On the Structure of Isometries between Noncommutative $L^p$ Spaces

Abstract

We prove some structure results for isometries between noncommutative $L^p$ spaces associated to von Neumann algebras. We find that an isometry $T:L^p({\mathcal{M}}_1)\to L^p({\mathcal{M}}_2)$ ($1\le p<\infty$, $p\ne 2$) can be canonically expressed in a certain simple form whenever ${\mathcal{M}}_1$ has variants of Watanabe’s extension property.

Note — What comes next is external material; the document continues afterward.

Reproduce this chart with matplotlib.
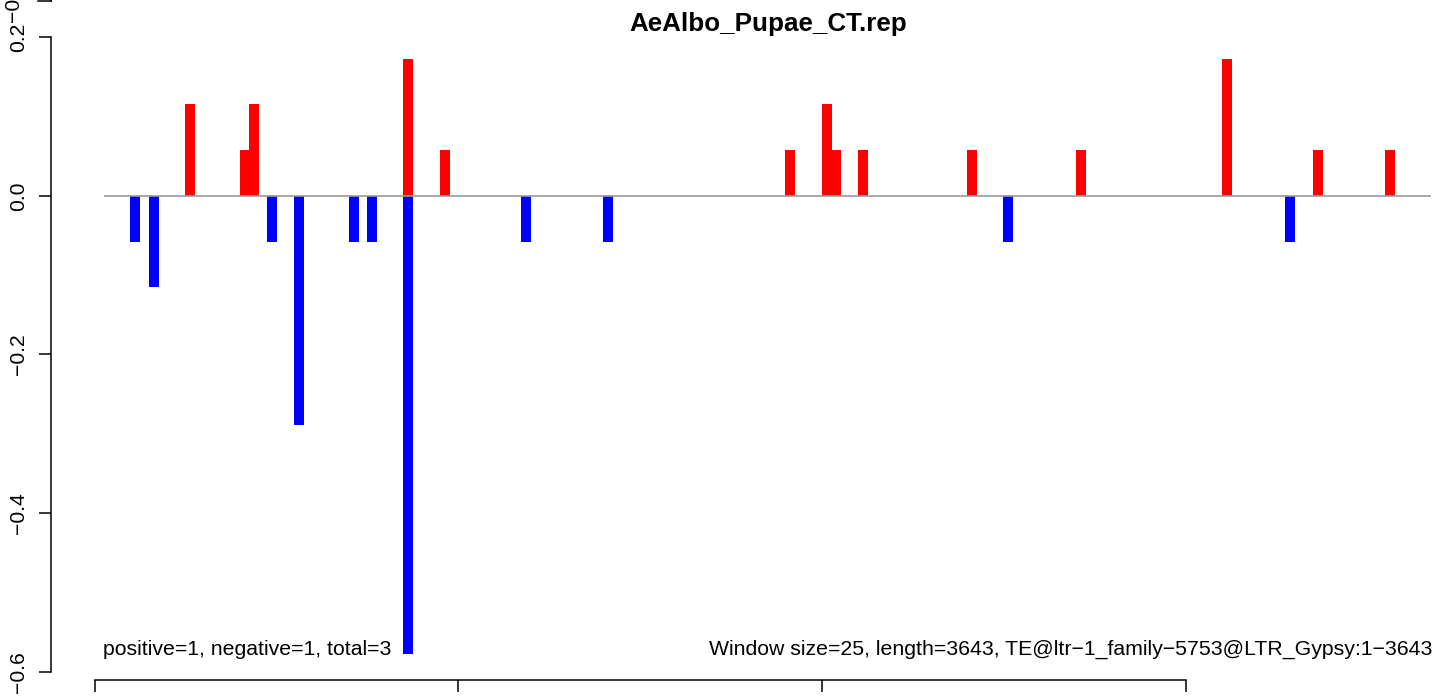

Although these properties are not fully understood, we show that they are possessed by all “approximately semifinite” (AS) algebras with no summand of type ${\mathrm{I}}_2$ . Moreover, when ${\mathcal{M}}_1$ is AS, we demonstrate that the canonical form always defines an isometry, resulting in a complete parameterization of the isometries from $L^p({\mathcal{M}}_1)$ to $L^p({\mathcal{M}}_2)$. AS algebras include much more than semifinite algebras, so this classification is stronger than Yeadon’s theorem (and its recent improvement), and the proof uses independent techniques. Related to this, we examine the modular theory for positive projections from a von Neumann algebra onto a Jordan image of another von Neumann algebra, and use such projections to construct new $L^p$ isometries by interpolation. Some complementary results and questions are also presented.